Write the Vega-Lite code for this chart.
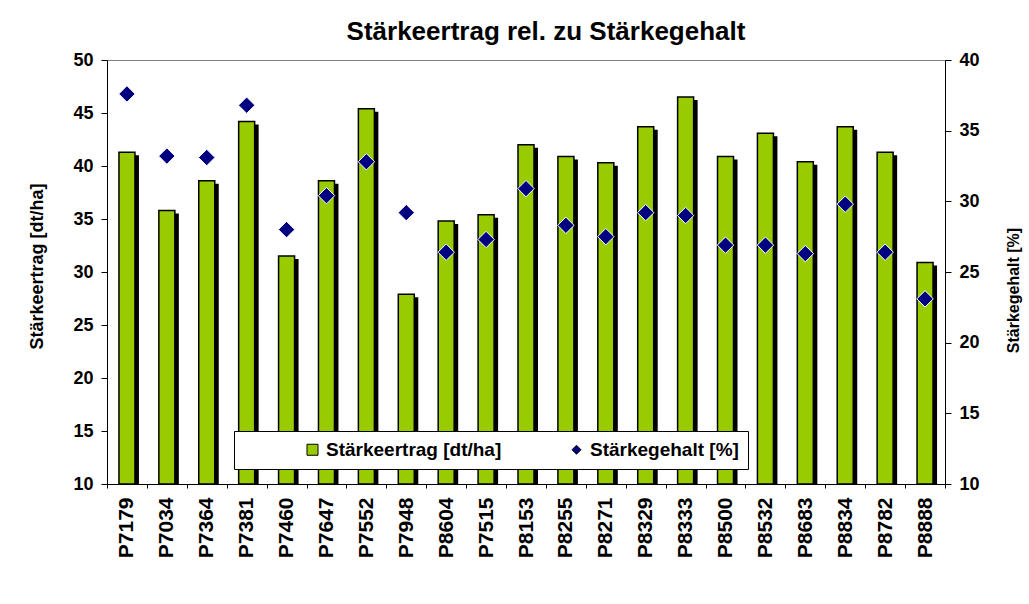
{
  "$schema": "https://vega.github.io/schema/vega-lite/v6.json",
  "width": 838,
  "height": 424,
  "autosize": {"type": "none"},
  "padding": {"left": 107, "top": 60, "right": 84, "bottom": 120},
  "background": "white",
  "config": {
    "font": "Liberation Sans",
    "view": {"stroke": "#808080", "strokeWidth": 1},
    "axis": {
      "domainColor": "black",
      "tickColor": "black",
      "labelColor": "black",
      "titleColor": "black",
      "labelFont": "Liberation Sans",
      "titleFont": "Liberation Sans",
      "labelFontWeight": "bold",
      "titleFontWeight": "bold",
      "grid": false
    },
    "legend": {
      "orient": "none",
      "legendX": 127,
      "legendY": 371,
      "direction": "horizontal",
      "fillColor": "white",
      "strokeColor": "black",
      "strokeWidth": 1,
      "padding": 9,
      "labelFont": "Liberation Sans",
      "labelFontSize": 19,
      "labelFontWeight": "bold",
      "labelColor": "black",
      "labelLimit": 600,
      "labelOffset": 4,
      "symbolSize": 121,
      "symbolStrokeColor": "black",
      "symbolStrokeWidth": 1,
      "columnPadding": 5,
      "symbolOffset": 60
    }
  },
  "title": {
    "text": "Stärkeertrag rel. zu Stärkegehalt",
    "fontSize": 26,
    "fontWeight": "bold",
    "font": "Liberation Sans",
    "color": "black",
    "anchor": "middle",
    "frame": "group",
    "dx": 20,
    "offset": 6
  },
  "data": {
    "values": [
      {"sorte": "P7179", "ertrag": 41.3, "gehalt": 37.6},
      {"sorte": "P7034", "ertrag": 35.8, "gehalt": 33.2},
      {"sorte": "P7364", "ertrag": 38.6, "gehalt": 33.1},
      {"sorte": "P7381", "ertrag": 44.2, "gehalt": 36.8},
      {"sorte": "P7460", "ertrag": 31.5, "gehalt": 28.0},
      {"sorte": "P7647", "ertrag": 38.6, "gehalt": 30.4},
      {"sorte": "P7552", "ertrag": 45.4, "gehalt": 32.8},
      {"sorte": "P7948", "ertrag": 27.9, "gehalt": 29.2},
      {"sorte": "P8604", "ertrag": 34.8, "gehalt": 26.4},
      {"sorte": "P7515", "ertrag": 35.4, "gehalt": 27.3},
      {"sorte": "P8153", "ertrag": 42.0, "gehalt": 30.9},
      {"sorte": "P8255", "ertrag": 40.9, "gehalt": 28.3},
      {"sorte": "P8271", "ertrag": 40.3, "gehalt": 27.5},
      {"sorte": "P8329", "ertrag": 43.7, "gehalt": 29.2},
      {"sorte": "P8333", "ertrag": 46.5, "gehalt": 29.0},
      {"sorte": "P8500", "ertrag": 40.9, "gehalt": 26.9},
      {"sorte": "P8532", "ertrag": 43.1, "gehalt": 26.9},
      {"sorte": "P8683", "ertrag": 40.4, "gehalt": 26.3},
      {"sorte": "P8834", "ertrag": 43.7, "gehalt": 29.8},
      {"sorte": "P8782", "ertrag": 41.3, "gehalt": 26.4},
      {"sorte": "P8888", "ertrag": 30.9, "gehalt": 23.1}
    ]
  },
  "encoding": {
    "x": {
      "field": "sorte",
      "type": "nominal",
      "sort": null,
      "scale": {"paddingInner": 0, "paddingOuter": 0},
      "axis": {
        "title": null,
        "labelAngle": -90,
        "labelFontSize": 21,
        "labelPadding": 9,
        "tickSize": 4,
        "tickBand": "extent",
        "labelBound": false,
        "labelOverlap": false
      }
    }
  },
  "layer": [
    {
      "layer": [
        {
          "mark": {"type": "bar", "color": "black", "width": 16, "xOffset": 4, "yOffset": 3},
          "encoding": {
            "y": {
              "field": "ertrag",
              "type": "quantitative",
              "scale": {"domain": [10, 50], "nice": false, "zero": false},
              "axis": {
                "orient": "left",
                "title": "Stärkeertrag [dt/ha]",
                "values": [10, 15, 20, 25, 30, 35, 40, 45, 50],
                "labelFontSize": 18,
                "labelPadding": 8,
                "tickSize": 6,
                "titleFontSize": 18,
                "titlePadding": 26,
                "titleY": 206
              }
            },
            "y2": {"datum": 10}
          }
        },
        {
          "mark": {"type": "bar", "stroke": "black", "strokeWidth": 1.5, "width": 16},
          "encoding": {
            "y": {"field": "ertrag", "type": "quantitative"},
            "y2": {"datum": 10},
            "color": {
              "datum": "Stärkeertrag [dt/ha]",
              "scale": {"domain": ["Stärkeertrag [dt/ha]", "Stärkegehalt [%]"], "range": ["#99CC00", "#000080"]},
              "legend": {
                "title": null,
                "encode": {
                  "symbols": {
                    "update": {
                      "shape": {"signal": "datum.value == 'Stärkegehalt [%]' ? 'diamond' : 'square'"},
                      "size": {"signal": "datum.value == 'Stärkegehalt [%]' ? 80 : 121"}
                    }
                  },
                  "labels": {
                    "update": {
                      "fontWeight": {"value": "bold"},
                      "fontSize": {"value": 19},
                      "text": {"signal": "datum.value == 'Stärkegehalt [%]' ? datum.label + '\u00a0\u00a0\u00a0\u00a0\u00a0\u00a0\u00a0\u00a0\u00a0\u00a0' : datum.label"}
                    }
                  }
                }
              }
            }
          }
        }
      ]
    },
    {
      "mark": {"type": "point", "shape": "diamond", "filled": true, "stroke": "white", "strokeWidth": 1, "size": 270, "opacity": 1},
      "encoding": {
        "y": {
          "field": "gehalt",
          "type": "quantitative",
          "scale": {"domain": [10, 40], "nice": false, "zero": false},
          "axis": {
            "orient": "right",
            "title": "Stärkegehalt [%]",
            "values": [10, 15, 20, 25, 30, 35, 40],
            "labelFontSize": 18,
            "labelPadding": 8,
            "tickSize": 6,
            "titleFontSize": 16,
            "titlePadding": 42,
            "titleAngle": -90,
            "titleY": 230
          }
        },
        "color": {
          "datum": "Stärkegehalt [%]"
        }
      }
    }
  ],
  "resolve": {"scale": {"y": "independent"}}
}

^^^^^^^^

> **Stated task**
Return each line from the material above exactly, but not the pictures.

> **Reply to the exercise**
Write the Vega-Lite code for this chart.
{
  "$schema": "https://vega.github.io/schema/vega-lite/v6.json",
  "width": 838,
  "height": 424,
  "autosize": {"type": "none"},
  "padding": {"left": 107, "top": 60, "right": 84, "bottom": 120},
  "background": "white",
  "config": {
    "font": "Liberation Sans",
    "view": {"stroke": "#808080", "strokeWidth": 1},
    "axis": {
      "domainColor": "black",
      "tickColor": "black",
      "labelColor": "black",
      "titleColor": "black",
      "labelFont": "Liberation Sans",
      "titleFont": "Liberation Sans",
      "labelFontWeight": "bold",
      "titleFontWeight": "bold",
      "grid": false
    },
    "legend": {
      "orient": "none",
      "legendX": 127,
      "legendY": 371,
      "direction": "horizontal",
      "fillColor": "white",
      "strokeColor": "black",
      "strokeWidth": 1,
      "padding": 9,
      "labelFont": "Liberation Sans",
      "labelFontSize": 19,
      "labelFontWeight": "bold",
      "labelColor": "black",
      "labelLimit": 600,
      "labelOffset": 4,
      "symbolSize": 121,
      "symbolStrokeColor": "black",
      "symbolStrokeWidth": 1,
      "columnPadding": 5,
      "symbolOffset": 60
    }
  },
  "title": {
    "text": "Stärkeertrag rel. zu Stärkegehalt",
    "fontSize": 26,
    "fontWeight": "bold",
    "font": "Liberation Sans",
    "color": "black",
    "anchor": "middle",
    "frame": "group",
    "dx": 20,
    "offset": 6
  },
  "data": {
    "values": [
      {"sorte": "P7179", "ertrag": 41.3, "gehalt": 37.6},
      {"sorte": "P7034", "ertrag": 35.8, "gehalt": 33.2},
      {"sorte": "P7364", "ertrag": 38.6, "gehalt": 33.1},
      {"sorte": "P7381", "ertrag": 44.2, "gehalt": 36.8},
      {"sorte": "P7460", "ertrag": 31.5, "gehalt": 28.0},
      {"sorte": "P7647", "ertrag": 38.6, "gehalt": 30.4},
      {"sorte": "P7552", "ertrag": 45.4, "gehalt": 32.8},
      {"sorte": "P7948", "ertrag": 27.9, "gehalt": 29.2},
      {"sorte": "P8604", "ertrag": 34.8, "gehalt": 26.4},
      {"sorte": "P7515", "ertrag": 35.4, "gehalt": 27.3},
      {"sorte": "P8153", "ertrag": 42.0, "gehalt": 30.9},
      {"sorte": "P8255", "ertrag": 40.9, "gehalt": 28.3},
      {"sorte": "P8271", "ertrag": 40.3, "gehalt": 27.5},
      {"sorte": "P8329", "ertrag": 43.7, "gehalt": 29.2},
      {"sorte": "P8333", "ertrag": 46.5, "gehalt": 29.0},
      {"sorte": "P8500", "ertrag": 40.9, "gehalt": 26.9},
      {"sorte": "P8532", "ertrag": 43.1, "gehalt": 26.9},
      {"sorte": "P8683", "ertrag": 40.4, "gehalt": 26.3},
      {"sorte": "P8834", "ertrag": 43.7, "gehalt": 29.8},
      {"sorte": "P8782", "ertrag": 41.3, "gehalt": 26.4},
      {"sorte": "P8888", "ertrag": 30.9, "gehalt": 23.1}
    ]
  },
  "encoding": {
    "x": {
      "field": "sorte",
      "type": "nominal",
      "sort": null,
      "scale": {"paddingInner": 0, "paddingOuter": 0},
      "axis": {
        "title": null,
        "labelAngle": -90,
        "labelFontSize": 21,
        "labelPadding": 9,
        "tickSize": 4,
        "tickBand": "extent",
        "labelBound": false,
        "labelOverlap": false
      }
    }
  },
  "layer": [
    {
      "layer": [
        {
          "mark": {"type": "bar", "color": "black", "width": 16, "xOffset": 4, "yOffset": 3},
          "encoding": {
            "y": {
              "field": "ertrag",
              "type": "quantitative",
              "scale": {"domain": [10, 50], "nice": false, "zero": false},
              "axis": {
                "orient": "left",
                "title": "Stärkeertrag [dt/ha]",
                "values": [10, 15, 20, 25, 30, 35, 40, 45, 50],
                "labelFontSize": 18,
                "labelPadding": 8,
                "tickSize": 6,
                "titleFontSize": 18,
                "titlePadding": 26,
                "titleY": 206
              }
            },
            "y2": {"datum": 10}
          }
        },
        {
          "mark": {"type": "bar", "stroke": "black", "strokeWidth": 1.5, "width": 16},
          "encoding": {
            "y": {"field": "ertrag", "type": "quantitative"},
            "y2": {"datum": 10},
            "color": {
              "datum": "Stärkeertrag [dt/ha]",
              "scale": {"domain": ["Stärkeertrag [dt/ha]", "Stärkegehalt [%]"], "range": ["#99CC00", "#000080"]},
              "legend": {
                "title": null,
                "encode": {
                  "symbols": {
                    "update": {
                      "shape": {"signal": "datum.value == 'Stärkegehalt [%]' ? 'diamond' : 'square'"},
                      "size": {"signal": "datum.value == 'Stärkegehalt [%]' ? 80 : 121"}
                    }
                  },
                  "labels": {
                    "update": {
                      "fontWeight": {"value": "bold"},
                      "fontSize": {"value": 19},
                      "text": {"signal": "datum.value == 'Stärkegehalt [%]' ? datum.label + '\u00a0\u00a0\u00a0\u00a0\u00a0\u00a0\u00a0\u00a0\u00a0\u00a0' : datum.label"}
                    }
                  }
                }
              }
            }
          }
        }
      ]
    },
    {
      "mark": {"type": "point", "shape": "diamond", "filled": true, "stroke": "white", "strokeWidth": 1, "size": 270, "opacity": 1},
      "encoding": {
        "y": {
          "field": "gehalt",
          "type": "quantitative",
          "scale": {"domain": [10, 40], "nice": false, "zero": false},
          "axis": {
            "orient": "right",
            "title": "Stärkegehalt [%]",
            "values": [10, 15, 20, 25, 30, 35, 40],
            "labelFontSize": 18,
            "labelPadding": 8,
            "tickSize": 6,
            "titleFontSize": 16,
            "titlePadding": 42,
            "titleAngle": -90,
            "titleY": 230
          }
        },
        "color": {
          "datum": "Stärkegehalt [%]"
        }
      }
    }
  ],
  "resolve": {"scale": {"y": "independent"}}
}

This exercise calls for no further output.